In this paper, we studied a feature-wise transformation module (FTM) that adapts feature distributions learned on source domain to that of target domain and verified that it has better transferability and fine-grained discriminability relative to fine-tuning methods, especially in cases of limited training shots available. Although it is simple, FTM shows great applicability to the RS field where large domain gaps exist and available training samples are extremely limited.

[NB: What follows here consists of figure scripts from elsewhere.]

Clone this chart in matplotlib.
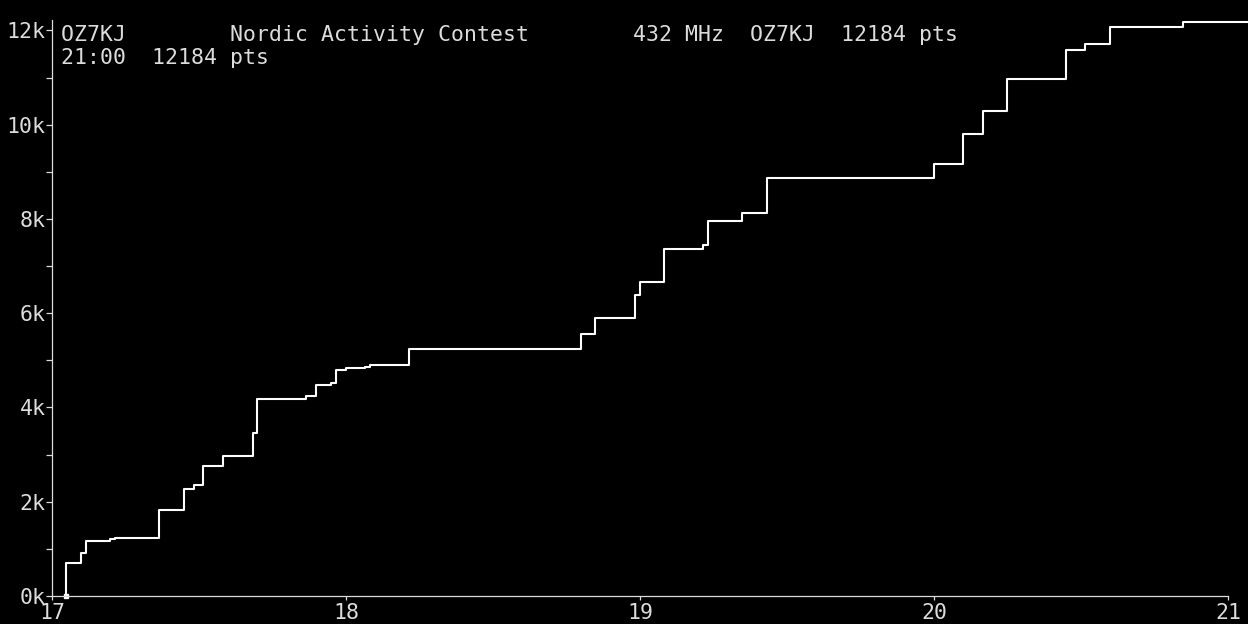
import numpy as np
import matplotlib.pyplot as plt

# contest score (points) after each step, time in decimal hours (UTC)
times = [17.047, 17.098, 17.115, 17.197, 17.214, 17.364, 17.449, 17.483,
         17.513, 17.581, 17.681, 17.697, 17.864, 17.898, 17.949, 17.966,
         18.000, 18.064, 18.081, 18.214, 18.799, 18.847, 18.983, 19.000,
         19.082, 19.214, 19.231, 19.347, 19.432, 20.000, 20.099, 20.167,
         20.248, 20.449, 20.514, 20.599, 20.847]
points = [694, 906, 1161, 1203, 1224, 1818, 2264, 2349,
          2752, 2964, 3452, 4174, 4237, 4471, 4513, 4789,
          4831, 4853, 4895, 5234, 5553, 5892, 6380, 6656,
          7356, 7441, 7950, 8120, 8863, 9160, 9803, 10284,
          10963, 11579, 11706, 12067, 12184]
t_end = 21.067

hour_ticks = [17, 18, 19, 20, 21]
k_ticks = [0, 2000, 4000, 6000, 8000, 10000, 12000]
k_labels = ['0k', '2k', '4k', '6k', '8k', '10k', '12k']

header1 = 'OZ7KJ        Nordic Activity Contest        432 MHz  OZ7KJ  12184 pts'
header2 = '21:00  12184 pts'

fg = '#dcdcdc'
plt.rcParams['font.family'] = 'DejaVu Sans Mono'
plt.rcParams['font.size'] = 15.5

fig = plt.figure(figsize=(12.48, 6.24), dpi=100, facecolor='black')
ax = fig.add_axes([52.4 / 1248, 28 / 624, 1195.6 / 1248, 576 / 624])
ax.set_facecolor('black')

xs = [times[0]] + times + [t_end]
ys = [0] + points + [points[-1]]
ax.step(xs, ys, where='post', color='white', lw=1.5, clip_on=False)
ax.plot([times[0]], [0], marker='s', ms=3, color='white', clip_on=False)

ax.set_xlim(17, t_end)
ax.set_ylim(0, 12221)

for s in ['top', 'right']:
    ax.spines[s].set_visible(False)
for s in ['left', 'bottom']:
    ax.spines[s].set_color(fg)
    ax.spines[s].set_linewidth(0.9)
ax.spines['bottom'].set_bounds(17, 21)

ax.set_xticks(hour_ticks)
ax.set_xticklabels([str(h) for h in hour_ticks])
ax.set_yticks(k_ticks)
ax.set_yticklabels(k_labels)
ax.set_yticks(np.arange(1000, 12000, 2000), minor=True)
ax.tick_params(axis='x', colors=fg, length=3, width=0.9, pad=2)
ax.tick_params(axis='y', which='both', colors=fg, length=4, width=0.9, pad=1)

fig.text(61 / 1248, 1 - 41 / 624, header1, color=fg, va='baseline', ha='left')
fig.text(61 / 1248, 1 - 64 / 624, header2, color=fg, va='baseline', ha='left')

fig.savefig('out.png', dpi=100, facecolor='black')
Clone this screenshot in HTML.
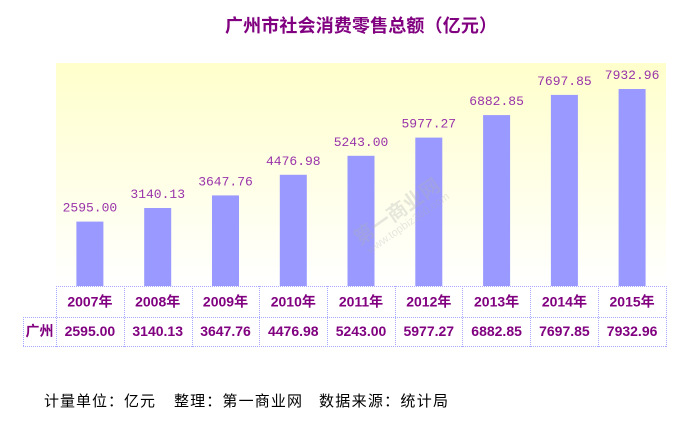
<!DOCTYPE html>
<html><head><meta charset="utf-8"><style>
html,body{margin:0;padding:0;background:#fff;}
svg{display:block;}
</style></head><body>
<svg width="685" height="421" viewBox="0 0 685 421" xmlns="http://www.w3.org/2000/svg">
<defs>
<linearGradient id="bg" x1="0" y1="0" x2="0" y2="1">
<stop offset="0" stop-color="#ffffcc"/>
<stop offset="1" stop-color="#ffffff"/>
</linearGradient>
</defs>
<rect x="0" y="0" width="685" height="421" fill="#fff"/>
<text x="225" y="32" font-family="'Liberation Sans','Noto Sans CJK SC',sans-serif" font-size="18" font-weight="bold" fill="#800080" textLength="272" lengthAdjust="spacing">广州市社会消费零售总额（亿元）</text>
<rect x="56" y="63" width="610" height="223" fill="url(#bg)"/>
<g fill="#9999ff">
<rect x="76.4" y="221.6" width="27" height="64.4"/>
<rect x="144.2" y="208" width="27" height="78"/>
<rect x="212" y="195.4" width="27" height="90.6"/>
<rect x="279.8" y="174.8" width="27" height="111.2"/>
<rect x="347.5" y="155.8" width="27" height="130.2"/>
<rect x="415.3" y="137.6" width="27" height="148.4"/>
<rect x="483.1" y="115.1" width="27" height="170.9"/>
<rect x="550.9" y="94.9" width="27" height="191.1"/>
<rect x="618.6" y="89" width="27" height="197"/>
</g>
<g font-family="'Noto Sans CJK SC',sans-serif" fill="#b0b0b0" opacity="0.3">
<text x="360" y="246" font-size="20" font-weight="bold" transform="rotate(-35 360 246)">第一商业网</text>
<text x="370" y="254" font-size="11" font-family="'Liberation Sans',sans-serif" transform="rotate(-35 370 254)">www.topbiz360.com</text>
</g>
<g font-family="'Liberation Mono',monospace" font-size="13" fill="#9933aa" text-anchor="middle">
<text x="89.9" y="211.6">2595.00</text>
<text x="157.7" y="198">3140.13</text>
<text x="225.5" y="185.4">3647.76</text>
<text x="293.3" y="164.8">4476.98</text>
<text x="361" y="145.8">5243.00</text>
<text x="428.8" y="127.6">5977.27</text>
<text x="496.6" y="105.1">6882.85</text>
<text x="564.4" y="84.9">7697.85</text>
<text x="632.1" y="79">7932.96</text>
</g>
<g stroke="#a8a8ff" stroke-width="1" stroke-dasharray="1,1" fill="none">
<line x1="56" y1="286.5" x2="666" y2="286.5"/>
<line x1="23" y1="317.5" x2="666" y2="317.5"/>
<line x1="23" y1="346.5" x2="666" y2="346.5"/>
<line x1="23.5" y1="317" x2="23.5" y2="347"/>
<line x1="56.5" y1="286" x2="56.5" y2="347"/>
<line x1="124.5" y1="286" x2="124.5" y2="347"/>
<line x1="192.5" y1="286" x2="192.5" y2="347"/>
<line x1="259.5" y1="286" x2="259.5" y2="347"/>
<line x1="327.5" y1="286" x2="327.5" y2="347"/>
<line x1="395.5" y1="286" x2="395.5" y2="347"/>
<line x1="462.5" y1="286" x2="462.5" y2="347"/>
<line x1="530.5" y1="286" x2="530.5" y2="347"/>
<line x1="598.5" y1="286" x2="598.5" y2="347"/>
<line x1="666.5" y1="286" x2="666.5" y2="347"/>
</g>
<g font-family="'Liberation Sans','Noto Sans CJK SC',sans-serif" font-size="14" font-weight="bold" fill="#800080" text-anchor="middle">
<text x="89.9" y="306.7">2007年</text>
<text x="157.7" y="306.7">2008年</text>
<text x="225.5" y="306.7">2009年</text>
<text x="293.3" y="306.7">2010年</text>
<text x="361" y="306.7">2011年</text>
<text x="428.8" y="306.7">2012年</text>
<text x="496.6" y="306.7">2013年</text>
<text x="564.4" y="306.7">2014年</text>
<text x="632.1" y="306.7">2015年</text>
<text x="39.5" y="336">广州</text>
<text x="89.9" y="336">2595.00</text>
<text x="157.7" y="336">3140.13</text>
<text x="225.5" y="336">3647.76</text>
<text x="293.3" y="336">4476.98</text>
<text x="361" y="336">5243.00</text>
<text x="428.8" y="336">5977.27</text>
<text x="496.6" y="336">6882.85</text>
<text x="564.4" y="336">7697.85</text>
<text x="632.1" y="336">7932.96</text>
</g>
<g font-family="'Liberation Sans','Noto Sans CJK SC',sans-serif" font-size="15" fill="#000">
<text x="44" y="406" textLength="111" lengthAdjust="spacing">计量单位：亿元</text>
<text x="174" y="406" textLength="128" lengthAdjust="spacing">整理：第一商业网</text>
<text x="319" y="406" textLength="129" lengthAdjust="spacing">数据来源：统计局</text>
</g>
</svg>
</body></html>
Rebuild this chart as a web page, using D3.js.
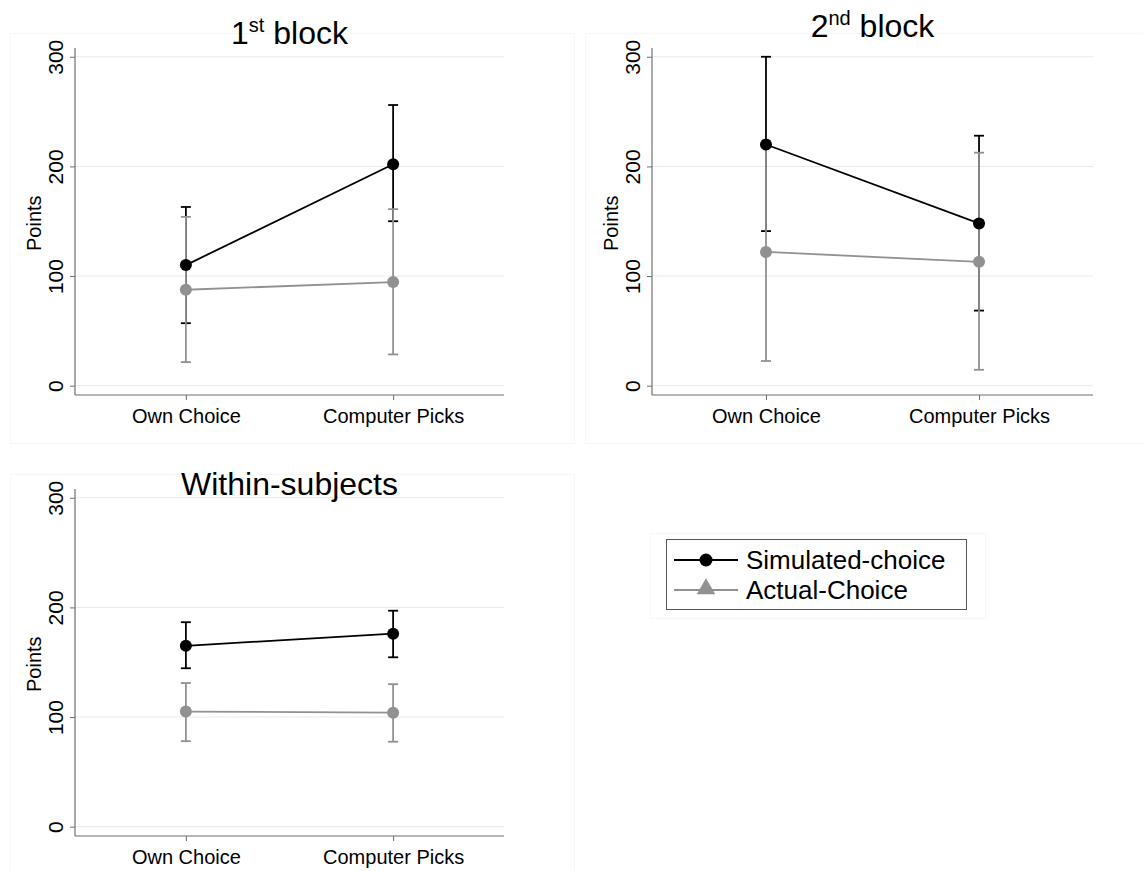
<!DOCTYPE html>
<html>
<head>
<meta charset="utf-8">
<script src="https://cdn.jsdelivr.net/npm/d3@7"></script>
<style>
  body { margin: 0; background: #fff; }
  svg { display: block; font-family: "Liberation Sans", Arial, sans-serif; }
</style>
</head>
<body>
<svg width="1143" height="871"></svg>
<script>
// data
const categories = ["Own Choice", "Computer Picks"];
const yTicks = [0, 100, 200, 300];
const titleMain = ["1", "2", "Within-subjects"];
const titleSup = ["st", "nd", ""];
const titleRest = [" block", " block", ""];

const simMean = [[110, 202], [220, 148], [165, 176]];
const simLo   = [[57, 150], [141, 68.5], [144.5, 154.5]];
const simHi   = [[163, 256], [300, 228], [186.5, 197]];

const actMean = [[87.5, 94.5], [122, 113], [105, 104]];
const actLo   = [[21.5, 28.5], [22.5, 14.5], [78, 77.5]];
const actHi   = [[154, 161], [221, 212.5], [131, 130]];

const seriesNames = ["Simulated-choice", "Actual-Choice"];

let svg = d3.select("svg");

let simColor = "#000";
let actColor = "#919191";
let axisColor = "#6f6f6f";
let gridColor = "#e4ecee";
let frameColor = "#f7f7f7";

// plot region of each panel (axis left / right / top / bottom)
let layout = [
    {left: 75,  right: 504,  top: 48,  bottom: 395, titleY: 44, frame: [10.5, 33.5, 564, 410]},
    {left: 652, right: 1093, top: 48,  bottom: 395, titleY: 37, frame: [585.5, 33.5, 558, 410]},
    {left: 75,  right: 504,  top: 489, bottom: 836, titleY: 495, frame: [10.5, 474.5, 564, 397]}
];

layout.forEach((L, p) => {
    let g = svg.append("g").attr("class", "panel");

    g.append("rect")
        .attr("x", L.frame[0]).attr("y", L.frame[1])
        .attr("width", L.frame[2]).attr("height", L.frame[3])
        .attr("fill", "none").attr("stroke", frameColor);

    let x = d3.scalePoint()
        .domain(categories)
        .range([L.left, L.right])
        .padding(0.535);

    let y = d3.scaleLinear()
        .domain([-8.5, 308])
        .range([L.bottom, L.top]);

    // gridlines
    g.selectAll(".grid")
        .data(yTicks)
        .enter().append("line")
        .attr("x1", L.left).attr("x2", L.right)
        .attr("y1", d => y(d)).attr("y2", d => y(d))
        .attr("stroke", gridColor).attr("stroke-width", 1);

    // y axis
    let yAxis = g.append("g")
        .attr("transform", `translate(${L.left},0)`)
        .call(d3.axisLeft(y).tickValues(yTicks).tickSize(5).tickSizeOuter(0));
    yAxis.select(".domain").attr("stroke", axisColor).attr("stroke-width", 1.2)
        .attr("d", `M0,${L.top}V${L.bottom}`);
    yAxis.selectAll(".tick line").attr("stroke", axisColor);
    // rotate labels around the tick position
    yAxis.selectAll(".tick text")
        .attr("font-size", 21).attr("fill", "#000")
        .attr("font-family", null)
        .attr("text-anchor", "middle")
        .attr("x", null).attr("y", null).attr("dy", 0)
        .attr("transform", "translate(-12,0) rotate(-90)");

    // x axis
    let xAxis = g.append("g")
        .attr("transform", `translate(0,${L.bottom})`)
        .call(d3.axisBottom(x).tickSize(5).tickSizeOuter(0).tickPadding(9));
    xAxis.select(".domain").attr("stroke", axisColor).attr("stroke-width", 1.2)
        .attr("d", `M${L.left},0H${L.right}`);
    xAxis.selectAll(".tick line").attr("stroke", axisColor);
    xAxis.selectAll(".tick text")
        .attr("font-size", 20).attr("fill", "#000")
        .attr("font-family", null);

    // y title
    g.append("text")
        .attr("transform", `translate(${L.left - 34},${(y(0) + y(300)) / 2 + 2}) rotate(-90)`)
        .attr("text-anchor", "middle")
        .attr("font-size", 20)
        .text("Points");

    // panel title
    let t = g.append("text")
        .attr("x", (L.left + L.right) / 2)
        .attr("y", L.titleY)
        .attr("text-anchor", "middle")
        .attr("font-size", 32);
    t.append("tspan").text(titleMain[p]);
    if (titleSup[p]) {
        t.append("tspan").attr("font-size", 20).attr("dy", -12).text(titleSup[p]);
        t.append("tspan").attr("dy", 12).text(titleRest[p]);
    }

    let series = [
        {mean: simMean[p], lo: simLo[p], hi: simHi[p], color: simColor},
        {mean: actMean[p], lo: actLo[p], hi: actHi[p], color: actColor}
    ];

    // error bars first, simulated under actual
    series.forEach(s => {
        let bars = g.append("g");
        categories.forEach((c, i) => {
            let cx = x(c);
            bars.append("line")
                .attr("x1", cx).attr("x2", cx)
                .attr("y1", y(s.lo[i])).attr("y2", y(s.hi[i]))
                .attr("stroke", s.color).attr("stroke-width", 1.8);
            [s.lo[i], s.hi[i]].forEach(v => {
                bars.append("line")
                    .attr("x1", cx - 5).attr("x2", cx + 5)
                    .attr("y1", y(v)).attr("y2", y(v))
                    .attr("stroke", s.color).attr("stroke-width", 1.8);
            });
        });
    });

    // connected lines + markers
    let line = d3.line()
        .x((d, i) => x(categories[i]))
        .y(d => y(d));
    series.forEach(s => {
        g.append("path")
            .datum(s.mean)
            .attr("d", line)
            .attr("fill", "none")
            .attr("stroke", s.color).attr("stroke-width", 1.8);
        g.selectAll(null)
            .data(s.mean)
            .enter().append("circle")
            .attr("cx", (d, i) => x(categories[i]))
            .attr("cy", d => y(d))
            .attr("r", 6)
            .attr("fill", s.color);
    });
});

/* LEGEND */
let leg = svg.append("g").attr("class", "legend");
leg.append("rect")
    .attr("x", 650.5).attr("y", 533.5).attr("width", 335).attr("height", 85)
    .attr("fill", "none").attr("stroke", frameColor);
leg.append("rect")
    .attr("x", 666.5).attr("y", 539.5).attr("width", 300).attr("height", 70)
    .attr("fill", "#fff").attr("stroke", "#555").attr("stroke-width", 1);

let legY = d3.scalePoint().domain(seriesNames).range([560, 590]);
let legColors = [simColor, actColor];

seriesNames.forEach((name, i) => {
    let cy = legY(name);
    leg.append("line")
        .attr("x1", 674).attr("x2", 738)
        .attr("y1", cy).attr("y2", cy)
        .attr("stroke", legColors[i]).attr("stroke-width", 1.8);
    if (i == 0) {
        leg.append("circle")
            .attr("cx", 706).attr("cy", cy).attr("r", 6.5)
            .attr("fill", legColors[i]);
    } else {
        leg.append("path")
            .attr("d", d3.symbol().type(d3.symbolTriangle).size(150))
            .attr("transform", `translate(706,${cy - 1})`)
            .attr("fill", legColors[i]);
    }
    leg.append("text")
        .attr("x", 746).attr("y", cy + 9)
        .attr("font-size", 26)
        .text(name);
});
</script>
</body>
</html>
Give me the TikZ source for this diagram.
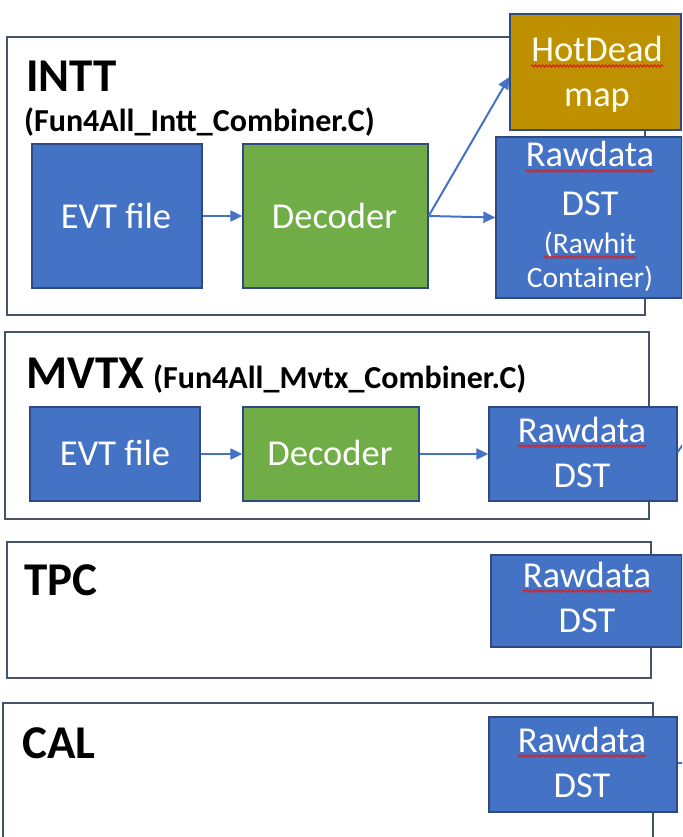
\documentclass[tikz,border=0pt]{standalone}
\usepackage{fontspec}
\setmainfont{Carlito}
\usetikzlibrary{arrows.meta,decorations.pathmorphing}
\definecolor{frameC}{HTML}{44546A}
\definecolor{blueF}{HTML}{4472C4}
\definecolor{blueD}{HTML}{2F4A80}
\definecolor{greenF}{HTML}{70AD47}
\definecolor{goldF}{HTML}{BF9000}
\definecolor{arrC}{HTML}{4472C4}
\definecolor{squigC}{HTML}{D92020}
\tikzset{
  frame/.style={draw=frameC, line width=1.5pt},
  boxbase/.style={rectangle, draw=blueD, line width=1.3pt, inner sep=0pt},
  bluebox/.style={boxbase, fill=blueF},
  greenbox/.style={boxbase, fill=greenF},
  goldbox/.style={boxbase, fill=goldF},
  wtext/.style={inner sep=0pt, anchor=base, text=white, font=\fontsize{36.5}{44}\selectfont},
  wsmall/.style={inner sep=0pt, anchor=base, text=white, font=\fontsize{29.5}{35}\selectfont},
  title/.style={inner sep=0pt, anchor=base west, font=\bfseries\fontsize{47}{56}\selectfont},
  subtitle/.style={inner sep=0pt, anchor=base west, font=\bfseries\fontsize{32}{38}\selectfont},
  flow/.style={draw=arrC, line width=2pt, -{Triangle[length=12pt,width=11pt]}},
  stub/.style={draw=arrC, line width=2pt},
  squig/.style={draw=squigC, line width=1.1pt, decorate, decoration={snake, amplitude=1.1pt, segment length=3.5pt}}
}
\begin{document}
\begin{tikzpicture}[x=1pt,y=-1pt]
\useasboundingbox (0,0) rectangle (682,837);
\clip (0,0) rectangle (682,837);
\fill[white] (0,0) rectangle (682,837);

% ---------- INTT ----------
\draw[frame] (7,37) rectangle (645,315);
\node[title] (intt) at (26,92) {INTT};
\node[subtitle] (inttf) at (24,132) {(Fun4All\_Intt\_Combiner.C)};
\node[bluebox, minimum width=170pt, minimum height=144pt] (ievt) at (117,216) {};
\node[wtext] (ievtt) at (116,228) {EVT file};
\node[greenbox, minimum width=185pt, minimum height=144pt] (idec) at (335.5,216) {};
\node[wtext] (idect) at (334.5,228) {Decoder};
\node[goldbox, minimum width=171pt, minimum height=116pt] (ihot) at (595.5,72) {};
\node[wtext, text=white!93!yellow] (ihott1) at (597,62) {HotDead};
\node[wtext, text=white!93!yellow] (ihott2) at (597,107) {map};
\node[bluebox, minimum width=186pt, minimum height=161pt] (iraw) at (589,217.5) {};
\node[wtext] (irawt1) at (590,167) {Rawdata};
\node[wtext] (irawt2) at (590,215) {DST};
\node[wsmall] (irawt3) at (590,253) {(Rawhit};
\node[wsmall] (irawt4) at (590,287) {Container)};
\draw[flow] (ievt.east) -- (idec.west);
\draw[flow] (idec.east) -- (iraw.west);
\draw[flow] (idec.east) -- ([yshift=-5pt]ihot.west);

% ---------- MVTX ----------
\draw[frame] (5,332) rectangle (649,519);
\node[title] (mvtx) at (26,388) {MVTX};
\node[subtitle] (mvtxf) at (153,388) {(Fun4All\_Mvtx\_Combiner.C)};
\node[bluebox, minimum width=170pt, minimum height=94pt] (mevt) at (115,454) {};
\node[wtext] (mevtt) at (115,465) {EVT file};
\node[greenbox, minimum width=176pt, minimum height=94pt] (mdec) at (331,454) {};
\node[wtext] (mdect) at (330,465) {Decoder};
\node[bluebox, minimum width=188pt, minimum height=94pt] (mraw) at (583,454) {};
\node[wtext] (mrawt1) at (582,442) {Rawdata};
\node[wtext] (mrawt2) at (582,487) {DST};
\coordinate (mout) at (684,443);
\draw[flow] (mevt.east) -- (mdec.west);
\draw[flow] (mdec.east) -- (mraw.west);
\draw[stub] ([yshift=2pt]mraw.east) -- (mout);

% ---------- TPC ----------
\draw[frame] (7,542) rectangle (651,678);
\node[title] (tpc) at (24,595) {TPC};
\node[bluebox, minimum width=191pt, minimum height=92pt] (traw) at (586.5,601) {};
\node[wtext] (trawt1) at (587,587) {Rawdata};
\node[wtext] (trawt2) at (587,632) {DST};

% ---------- CAL ----------
\draw[frame] (3,703) rectangle (653,842);
\node[title] (cal) at (22,758) {CAL};
\node[bluebox, minimum width=188pt, minimum height=95pt] (craw) at (583,764.5) {};
\node[wtext] (crawt1) at (582,752) {Rawdata};
\node[wtext] (crawt2) at (582,797) {DST};
\coordinate (cout) at (684,763);
\draw[stub] ([yshift=1.5pt]craw.east) -- (cout);

% ---------- spell-check squiggles ----------
\foreach \t in {ihott1,irawt1,irawt3,mrawt1,trawt1,crawt1}{
  \draw[squig] ([yshift=-4pt]\t.base west) -- ([yshift=-4pt]\t.base east);
}
\end{tikzpicture}
\end{document}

Problems remain. We notice that FTM still cannot well separate samples from visually similar classes, thus limiting its performance to a certain degree. This can be observed from the confusion matrices. The reason may be due in part to the affine transformation of FTM, which cannot nonlinearly scale features thus limiting its ability to explore more discriminative space. In addition, the performance of FTM still lacks robustness, although it performs better than FT and FT-bn on average. This is reflected in the land cover mapping tasks on Set-C, where the performance of FTM on different trials with different training samples varies. This phenomenon also indicates the weakness of FTM to reshape the feature space. We will explore these in our future work.